Lets face it; just about any of the various IC audio amplifiers make more sense than this inefficient design. But, this circuit uses parts with only 3 legs. Umm, it doesn't use large capacitors except for the power supply bypassing. Lets see, its more fun-ariffic. Well, lets see if we can come up with a project that takes advantage of the inefficiency:
So, what is it?
It is a modulated light sender! Connect the input to an audio source or microphone (a speaker will work) and the audio will amplitude modulate the light intensity. The inefficiency of the class-A works in our favor now, lighting the lamp to mid-brightness with no audio present. Actually, with a 4.7 volt bulb, the lamp will be near full brightness and will be "overdriven" on sound peaks. A higher voltage bulb will last longer but will be dimmer. Try a 6.8 volt bulb as a compromise. With a sensitive detector like a phototransistor, this communicator will work several hundred feet (at night).
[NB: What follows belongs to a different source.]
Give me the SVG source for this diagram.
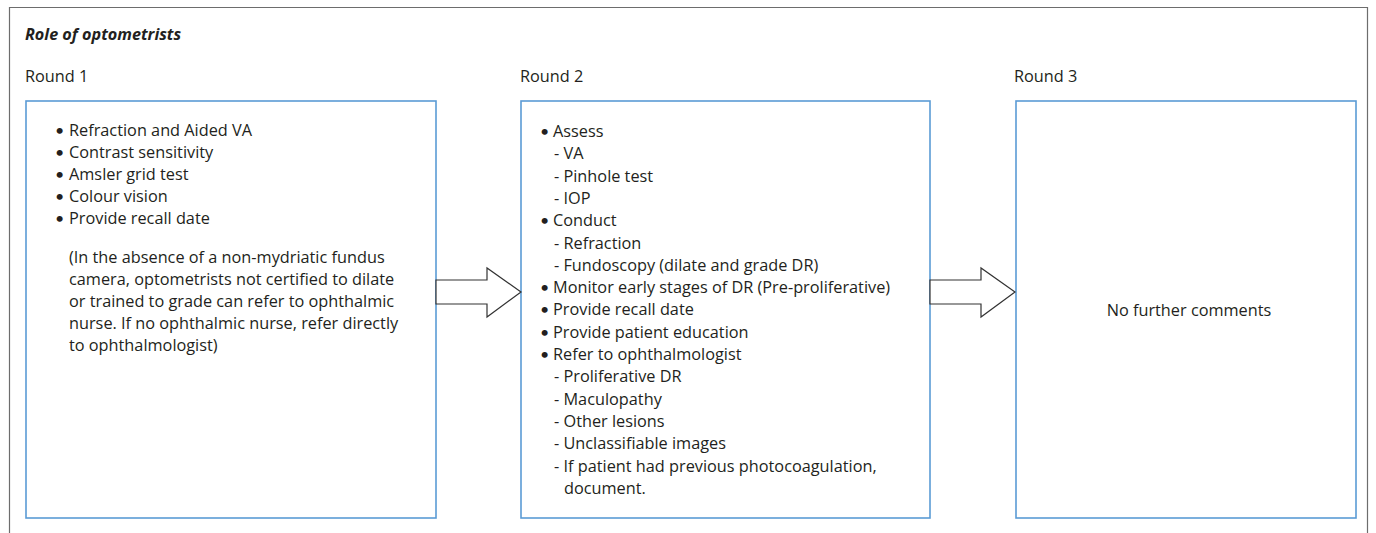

Best range is realized if the bulb is mounted in a typical flashlight reflector and the detector is similarly mounted. The input capacitor is reduced to .01 uF to give the amplifier a high-pass character to compensate for the slow response of the bulb. The audio will sound a bit muffled, anyway. The clever designer could use this amplifier for the receiver, too, switching the speaker to the input for transmitting and to the output for listening. If you choose a detector with good infrared response, like a pin photo diode, you can add plastic IR filters to block out ambient light and make the communicator harder to see at night.
Increasing the voltage to 12 VDC, replacing the bulb with a 3 watt, 16 ohm speaker and replacing the .01uF with a 1uF gives an audio amp that will deliver nearly 1 watt of audio power. The speaker will get warm, however! (Due to the nearly 2 watts of DC power in the speaker coil.)